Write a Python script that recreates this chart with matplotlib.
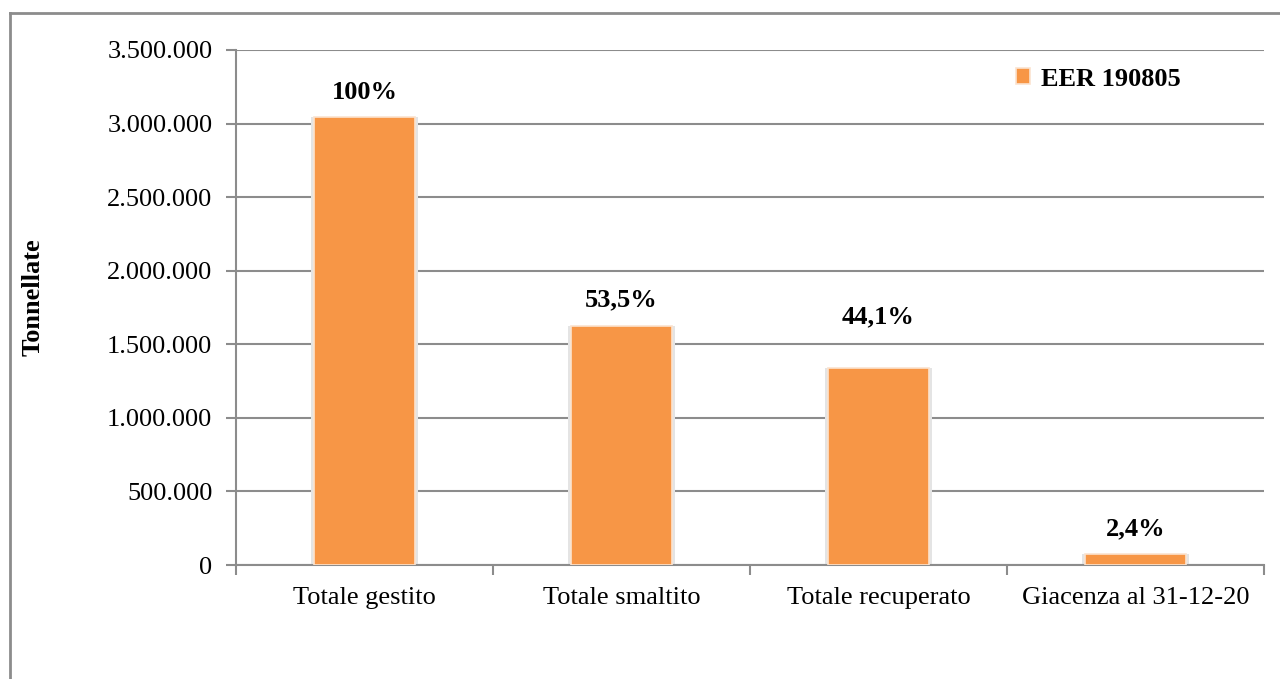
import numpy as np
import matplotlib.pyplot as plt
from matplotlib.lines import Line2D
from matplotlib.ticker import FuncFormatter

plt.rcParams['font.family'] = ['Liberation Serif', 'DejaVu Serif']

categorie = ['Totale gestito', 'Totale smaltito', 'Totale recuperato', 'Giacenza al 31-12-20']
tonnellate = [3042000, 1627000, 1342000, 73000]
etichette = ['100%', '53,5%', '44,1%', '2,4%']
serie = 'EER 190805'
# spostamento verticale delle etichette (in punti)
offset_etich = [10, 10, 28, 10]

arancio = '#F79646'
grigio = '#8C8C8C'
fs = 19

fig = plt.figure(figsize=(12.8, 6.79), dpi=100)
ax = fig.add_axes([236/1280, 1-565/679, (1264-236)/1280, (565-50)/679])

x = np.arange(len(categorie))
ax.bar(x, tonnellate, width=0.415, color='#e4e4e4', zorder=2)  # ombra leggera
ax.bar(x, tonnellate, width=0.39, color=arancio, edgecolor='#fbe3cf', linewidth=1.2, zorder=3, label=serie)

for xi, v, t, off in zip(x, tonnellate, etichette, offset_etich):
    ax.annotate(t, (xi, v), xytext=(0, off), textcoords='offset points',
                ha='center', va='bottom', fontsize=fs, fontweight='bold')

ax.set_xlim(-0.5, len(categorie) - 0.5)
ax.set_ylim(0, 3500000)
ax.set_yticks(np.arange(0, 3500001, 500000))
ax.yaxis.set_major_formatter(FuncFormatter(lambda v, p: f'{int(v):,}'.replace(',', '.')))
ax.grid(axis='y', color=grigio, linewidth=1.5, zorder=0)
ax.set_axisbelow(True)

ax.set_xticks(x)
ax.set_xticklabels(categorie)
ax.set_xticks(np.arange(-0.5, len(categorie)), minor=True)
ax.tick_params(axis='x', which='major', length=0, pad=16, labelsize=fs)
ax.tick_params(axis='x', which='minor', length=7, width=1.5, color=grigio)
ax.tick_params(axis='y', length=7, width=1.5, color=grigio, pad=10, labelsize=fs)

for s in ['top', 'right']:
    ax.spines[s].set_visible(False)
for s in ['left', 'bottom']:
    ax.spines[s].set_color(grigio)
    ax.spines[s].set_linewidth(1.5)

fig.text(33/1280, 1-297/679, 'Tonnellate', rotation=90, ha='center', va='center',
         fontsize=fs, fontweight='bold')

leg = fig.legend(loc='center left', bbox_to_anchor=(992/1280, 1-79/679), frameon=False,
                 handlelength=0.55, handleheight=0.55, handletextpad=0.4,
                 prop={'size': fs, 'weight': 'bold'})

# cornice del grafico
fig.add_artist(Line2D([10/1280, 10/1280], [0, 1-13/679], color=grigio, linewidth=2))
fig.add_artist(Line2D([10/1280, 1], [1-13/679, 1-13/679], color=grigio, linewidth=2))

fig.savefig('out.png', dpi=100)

EXERCISE OBJECTIVE: Exclude the images and reproduce the remaining data exactly.

CORRECT OUTPUT:
Write a Python script that recreates this chart with matplotlib.
import numpy as np
import matplotlib.pyplot as plt
from matplotlib.lines import Line2D
from matplotlib.ticker import FuncFormatter

plt.rcParams['font.family'] = ['Liberation Serif', 'DejaVu Serif']

categorie = ['Totale gestito', 'Totale smaltito', 'Totale recuperato', 'Giacenza al 31-12-20']
tonnellate = [3042000, 1627000, 1342000, 73000]
etichette = ['100%', '53,5%', '44,1%', '2,4%']
serie = 'EER 190805'
# spostamento verticale delle etichette (in punti)
offset_etich = [10, 10, 28, 10]

arancio = '#F79646'
grigio = '#8C8C8C'
fs = 19

fig = plt.figure(figsize=(12.8, 6.79), dpi=100)
ax = fig.add_axes([236/1280, 1-565/679, (1264-236)/1280, (565-50)/679])

x = np.arange(len(categorie))
ax.bar(x, tonnellate, width=0.415, color='#e4e4e4', zorder=2)  # ombra leggera
ax.bar(x, tonnellate, width=0.39, color=arancio, edgecolor='#fbe3cf', linewidth=1.2, zorder=3, label=serie)

for xi, v, t, off in zip(x, tonnellate, etichette, offset_etich):
    ax.annotate(t, (xi, v), xytext=(0, off), textcoords='offset points',
                ha='center', va='bottom', fontsize=fs, fontweight='bold')

ax.set_xlim(-0.5, len(categorie) - 0.5)
ax.set_ylim(0, 3500000)
ax.set_yticks(np.arange(0, 3500001, 500000))
ax.yaxis.set_major_formatter(FuncFormatter(lambda v, p: f'{int(v):,}'.replace(',', '.')))
ax.grid(axis='y', color=grigio, linewidth=1.5, zorder=0)
ax.set_axisbelow(True)

ax.set_xticks(x)
ax.set_xticklabels(categorie)
ax.set_xticks(np.arange(-0.5, len(categorie)), minor=True)
ax.tick_params(axis='x', which='major', length=0, pad=16, labelsize=fs)
ax.tick_params(axis='x', which='minor', length=7, width=1.5, color=grigio)
ax.tick_params(axis='y', length=7, width=1.5, color=grigio, pad=10, labelsize=fs)

for s in ['top', 'right']:
    ax.spines[s].set_visible(False)
for s in ['left', 'bottom']:
    ax.spines[s].set_color(grigio)
    ax.spines[s].set_linewidth(1.5)

fig.text(33/1280, 1-297/679, 'Tonnellate', rotation=90, ha='center', va='center',
         fontsize=fs, fontweight='bold')

leg = fig.legend(loc='center left', bbox_to_anchor=(992/1280, 1-79/679), frameon=False,
                 handlelength=0.55, handleheight=0.55, handletextpad=0.4,
                 prop={'size': fs, 'weight': 'bold'})

# cornice del grafico
fig.add_artist(Line2D([10/1280, 10/1280], [0, 1-13/679], color=grigio, linewidth=2))
fig.add_artist(Line2D([10/1280, 1], [1-13/679, 1-13/679], color=grigio, linewidth=2))

fig.savefig('out.png', dpi=100)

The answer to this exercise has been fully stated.